Domenica 4 Maggio (DOMENICA – Bianco)
III DOMENICA DI PASQUA (ANNO C)
At 5,27-32.40-41 Sal 29 Ap 5,11-14 Gv 21,1-19
Pietro, il pescatore che doveva diventare nella parola di Gesù il “pescatore di uomini” (cf Mc 1,17) è tornato alla pesca tradizionale. I pesci. Tutto sembra essere rientrato nell’ordinarietà, ma non possiamo pensare che il cuore dei discepoli non custodisca profondamente la memoria di quegli anni intensi, di incontri, di parole ricevute dal maestro, di segni eclatanti, fino a quelle due apparizioni avvenute dopo la passione e morte, di cui abbiamo ascoltato domenica scorsa. Impossibile! La brace sotto la cenere non è ancora spenta, cioè: la speranza di una novità assoluta nell’apparente ritorno alla vita ordinaria è più che mai viva. Anche nel cuore di ogni uomo non si spegne mai quell’insopprimibile domanda di felicità, quella certezza più intuita che dimostrata che da qualche parte esista il senso tanto ricercato della propria esistenza.

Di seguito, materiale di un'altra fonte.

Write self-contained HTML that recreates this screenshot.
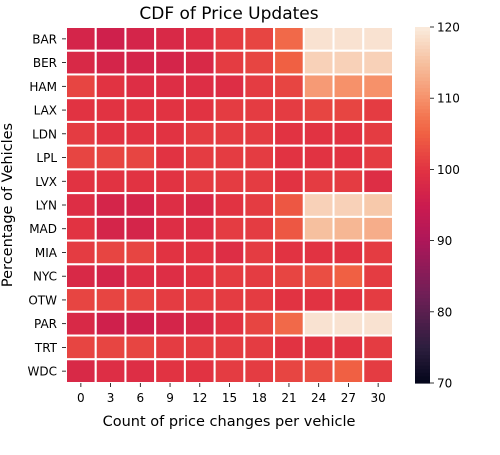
<!DOCTYPE html>
<html><head><meta charset="utf-8"><style>
body{margin:0;background:#fff;font-family:"Liberation Sans","DejaVu Sans",sans-serif}
</style></head><body>
<svg id="c" width="500" height="450" xmlns="http://www.w3.org/2000/svg" font-family="DejaVu Sans, Liberation Sans, sans-serif">
<defs><linearGradient id="cb" x1="0" y1="1" x2="0" y2="0"></linearGradient></defs>
<text x="229" y="19" text-anchor="middle" font-size="17">CDF of Price Updates</text>
<text transform="translate(12,205) rotate(-90)" text-anchor="middle" font-size="14.5">Percentage of Vehicles</text>
<text x="229" y="426" text-anchor="middle" font-size="14.5">Count of price changes per vehicle</text>
<g id="g"></g>
</svg>
<script>
const rows=["BAR","BER","HAM","LAX","LDN","LPL","LVX","LYN","MAD","MIA","NYC","OTW","PAR","TRT","WDC"];
const cols=[0,3,6,9,12,15,18,21,24,27,30];
const values=[
[97,96,97,98,99,101,102,106,119,119,119],
[98,97,97,97,98,101,102,105,117,117,117],
[102,100,99,99,99,99,101,102,111,110,110],
[100,100,100,100,100,101,101,101,102,102,101],
[101,100,100,100,101,101,101,100,100,100,101],
[102,102,102,100,101,101,101,100,100,100,101],
[100,100,100,100,101,101,101,100,101,101,99],
[99,97,97,99,98,100,101,104,117,117,116],
[100,97,97,99,99,101,101,104,115,114,113],
[101,102,102,100,100,99,101,100,100,100,101],
[98,97,99,99,100,101,101,102,103,105,101],
[102,102,102,101,101,101,101,100,100,100,101],
[98,96,96,97,98,100,102,106,119,119,119],
[102,102,102,101,101,101,101,100,100,100,101],
[98,99,99,100,100,101,101,102,103,105,101]];
const cbTicks=[70,80,90,100,110,120];
const vmin=70,vmax=120;
const stops=[[0,"#03051A"],[0.1,"#2C1E3E"],[0.25,"#701F57"],[0.4,"#AD1759"],[0.5,"#CB1B4F"],[0.6,"#E13342"],[0.7,"#F06043"],[0.75,"#F37651"],[0.8,"#F6916A"],[0.9,"#F6C09F"],[1,"#FAEBDD"]];
function hx(h){return [1,3,5].map(i=>parseInt(h.substr(i,2),16));}
function cmap(v){let t=Math.max(0,Math.min(1,(v-vmin)/(vmax-vmin)));
for(let i=1;i<stops.length;i++){if(t<=stops[i][0]){const a=stops[i-1],b=stops[i];const f=(t-a[0])/(b[0]-a[0]);const A=hx(a[1]),B=hx(b[1]);return "rgb("+A.map((x,k)=>Math.round(x+(B[k]-x)*f)).join(",")+")";}}return stops[stops.length-1][1];}
const X0=66,X1=393,Y0=27,Y1=383;
const cw=(X1-X0)/cols.length,ch=(Y1-Y0)/rows.length;
const xs=i=>X0+i*cw, ys=j=>Y0+j*ch;
const NS="http://www.w3.org/2000/svg",g=document.getElementById("g");
function mk(t,a){const e=document.createElementNS(NS,t);for(const k in a)e.setAttribute(k,a[k]);g.appendChild(e);return e;}
values.forEach((r,j)=>r.forEach((v,i)=>{
const e=mk("rect",{x:xs(i),y:ys(j),width:cw,height:ch,fill:cmap(v),stroke:"#fff","stroke-width":2});


}));
rows.forEach((r,j)=>{const y=ys(j)+ch/2;
mk("line",{x1:X0-4,x2:X0,y1:y,y2:y,stroke:"#000","stroke-width":0.8});
const t=mk("text",{x:X0-9,y:y+4.5,"text-anchor":"end","font-size":12});t.textContent=r;

});
cols.forEach((c,i)=>{const x=xs(i)+cw/2;
mk("line",{x1:x,x2:x,y1:Y1,y2:Y1+4,stroke:"#000","stroke-width":0.8});
const t=mk("text",{x:x,y:Y1+19,"text-anchor":"middle","font-size":12});t.textContent=c;

});
// colorbar
const CX=415,CW=15,CY0=27,CY1=383;
const N=100;
for(let k=0;k<N;k++){const v=vmin+(vmax-vmin)*(k+0.5)/N;const y=CY1-(k+1)*(CY1-CY0)/N;
const e=mk("rect",{x:CX,y:y,width:CW,height:(CY1-CY0)/N+0.6,fill:cmap(v)});

}
cbTicks.forEach(v=>{const y=CY1-(v-vmin)/(vmax-vmin)*(CY1-CY0);
mk("line",{x1:CX+CW,x2:CX+CW+4,y1:y,y2:y,stroke:"#000","stroke-width":0.8});
const t=mk("text",{x:CX+CW+7,y:y+4.5,"font-size":12});t.textContent=v;

});
</script>
</body></html>
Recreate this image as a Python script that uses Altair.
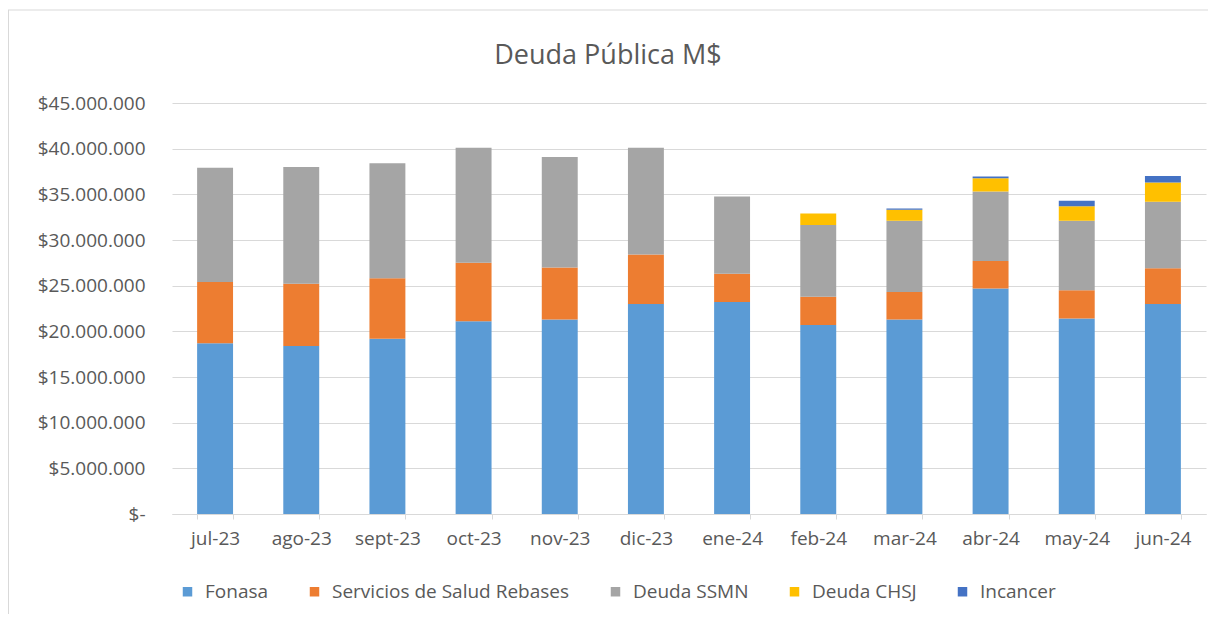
import altair as alt
import pandas as pd

months = ["jul-23", "ago-23", "sept-23", "oct-23", "nov-23", "dic-23",
          "ene-24", "feb-24", "mar-24", "abr-24", "may-24", "jun-24"]
series = ["Fonasa", "Servicios de Salud Rebases", "Deuda SSMN", "Deuda CHSJ", "Incancer"]
colors = ["#5B9BD5", "#ED7D31", "#A5A5A5", "#FFC000", "#4472C4"]

fonasa = [18700000, 18400000, 19200000, 21100000, 21300000, 23000000,
          23200000, 20700000, 21300000, 24700000, 21400000, 23000000]
servicios = [6700000, 6800000, 6600000, 6400000, 5700000, 5400000,
             3100000, 3100000, 3000000, 3000000, 3100000, 3900000]
ssmn = [12500000, 12800000, 12600000, 12600000, 12100000, 11700000,
        8450000, 7850000, 7800000, 7600000, 7600000, 7300000]
chsj = [0, 0, 0, 0, 0, 0, 0, 1250000, 1200000, 1450000, 1600000, 2100000]
incancer = [0, 0, 0, 0, 0, 0, 0, 0, 150000, 200000, 600000, 700000]

values = [fonasa, servicios, ssmn, chsj, incancer]
y_ticks = [0, 5000000, 10000000, 15000000, 20000000, 25000000, 30000000, 35000000, 40000000, 45000000]

rows = []
for i, s in enumerate(series):
    for j, m in enumerate(months):
        rows.append({"mes": m, "serie": s, "valor": values[i][j], "orden": i})
df = pd.DataFrame(rows)

FONT = "Open Sans"
TXT = "#595959"
GRID = "#d9d9d9"

bars = alt.Chart(df).mark_bar(strokeWidth=0).encode(
    x=alt.X("mes:N", sort=months,
            scale=alt.Scale(paddingInner=0.583, paddingOuter=0.2915),
            axis=alt.Axis(title=None, labelAngle=0, tickBand="extent", ticks=True,
                          tickSize=5, tickColor=GRID, domainColor=GRID, grid=False,
                          labelFontSize=19, labelColor=TXT, labelFont=FONT,
                          labelPadding=10)),
    y=alt.Y("valor:Q", stack="zero",
            scale=alt.Scale(domain=[0, 45000000], nice=False),
            axis=alt.Axis(title=None, values=y_ticks, domain=False, ticks=False,
                          grid=True, gridColor=GRID,
                          labelExpr="datum.value == 0 ? '$-' : '$' + format(datum.value / 1000000, 'd') + '.000.000'",
                          labelFontSize=19, labelColor=TXT, labelFont=FONT,
                          labelPadding=27)),
    color=alt.Color("serie:N", scale=alt.Scale(domain=series, range=colors),
                    legend=alt.Legend(title=None, orient="none", legendX=6, legendY=479,
                                      direction="horizontal", columns=5,
                                      symbolType="square", symbolSize=90,
                                      symbolStrokeWidth=0, labelFontSize=19,
                                      labelColor=TXT, labelFont=FONT, labelLimit=500,
                                      columnPadding=36, labelOffset=8, padding=0)),
    order=alt.Order("orden:Q", sort="ascending"),
)

border_df = pd.DataFrame({"a": [0]})
top_border = alt.Chart(border_df).mark_rule(color=GRID, strokeWidth=1).encode(
    x=alt.value(-164), x2=alt.value(1036), y=alt.value(-93))
left_border = alt.Chart(border_df).mark_rule(color=GRID, strokeWidth=1).encode(
    x=alt.value(-163.5), y=alt.value(-93), y2=alt.value(520))

chart = alt.layer(bars, top_border, left_border).properties(
    width=1034, height=411,
    padding={"left": 164, "top": 95, "right": 2, "bottom": 100},
    autosize=alt.AutoSizeParams(type="none"),
    background="white",
    title=alt.Title("Deuda Pública M$", fontSize=27, font=FONT, color=TXT,
                    fontWeight="normal", anchor="middle", frame="group",
                    dx=-81, offset=-60),
).configure_view(stroke=None)

chart.save("out.html", embed_options={"renderer": "svg", "actions": False})
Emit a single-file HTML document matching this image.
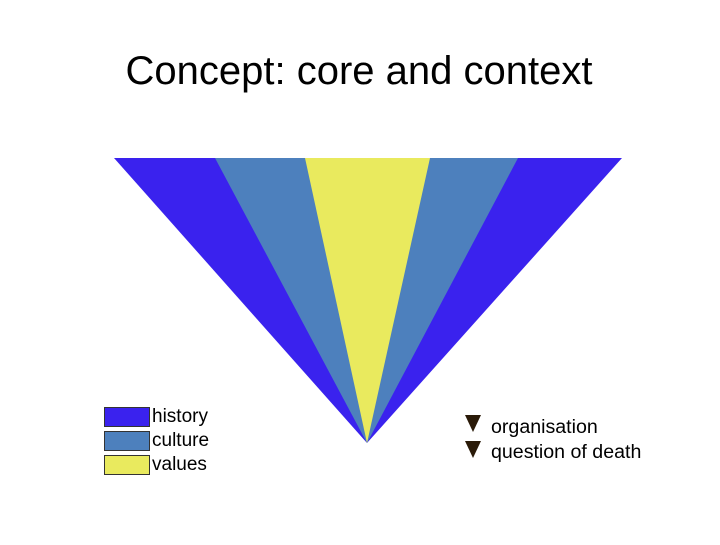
<!DOCTYPE html>
<html><head><style>
body{margin:0;width:720px;height:540px;background:#fff;overflow:hidden;font-family:"Liberation Sans",sans-serif}
</style></head><body>
<svg width="720" height="540" xmlns="http://www.w3.org/2000/svg" font-family="Liberation Sans, sans-serif">
<text x="359" y="84" font-size="40" text-anchor="middle" fill="#000">Concept: core and context</text>
<polygon points="114,158 622,158 367,443" fill="#3a22ee"/>
<polygon points="215,158 518,158 367,443" fill="#4d80bd"/>
<polygon points="305,158 430,158 367,443" fill="#e9ea5e"/>
<rect x="104.5" y="407.5" width="45" height="19" fill="#3a22ee" stroke="#333"/>
<rect x="104.5" y="431.5" width="45" height="19" fill="#4d80bd" stroke="#333"/>
<rect x="104.5" y="455.5" width="45" height="19" fill="#e9ea5e" stroke="#333"/>
<text x="152" y="422" font-size="19">history</text>
<text x="152" y="446" font-size="19">culture</text>
<text x="152" y="470" font-size="19">values</text>
<polygon points="465,415 481,415 473,432" fill="#2a1a08"/>
<polygon points="465,441 481,441 473,458" fill="#2a1a08"/>
<text x="491" y="433" font-size="19.6">organisation</text>
<text x="491" y="458" font-size="19.6">question of death</text>
</svg>
</body></html>
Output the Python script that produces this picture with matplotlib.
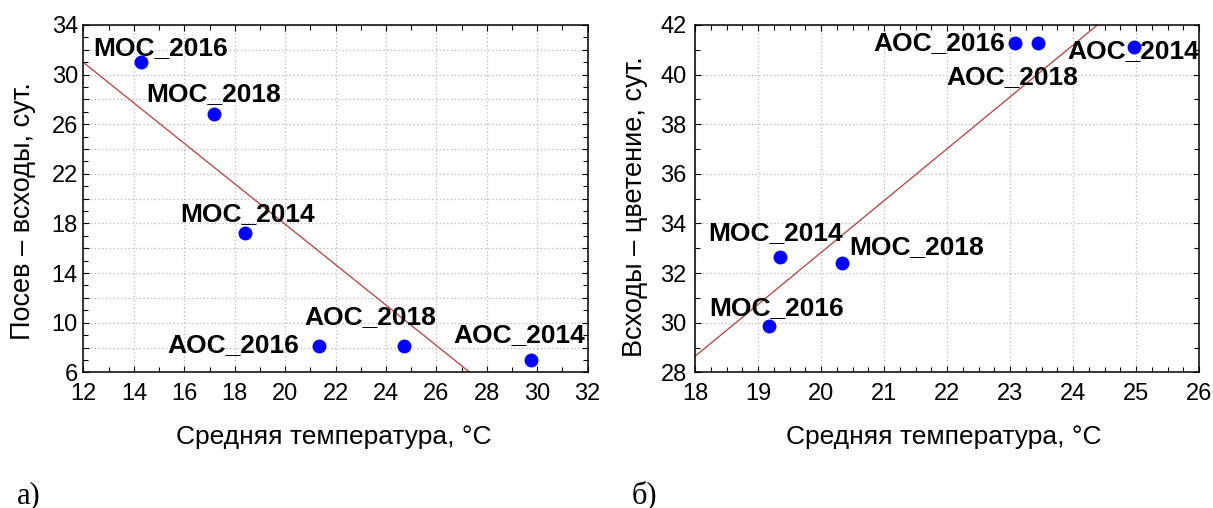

La domanda di Gesù “Figlioli, non avete nulla da mangiare?” vuole condurre quei discepoli a constatare la loro povertà, il loro vuoto, ma per preparare i loro cuori all’enorme stupore che seguirà alla pesca sulla forza della sua parola.
Bisognerebbe accettare le proprie sconfitte per vincere le battaglie decisive; saper riconoscere che le nostre ricerche di basso profilo di vita, di bellezza, di gioia non stanno conducendo a niente. Gesù accetta la passione, fa la sua pasqua e entra con la sua umanità nella gloria del Padre. Anche noi uomini, sulla barca di Pietro e i suoi discepoli – cioè la Chiesa – possiamo fare Pasqua, cioè ripartire dal riconoscimento che non abbiamo nulla di veramente nutriente per la nostra vita, e trovare nella parola viva di Gesù vivo la svolta per una pesca abbondante.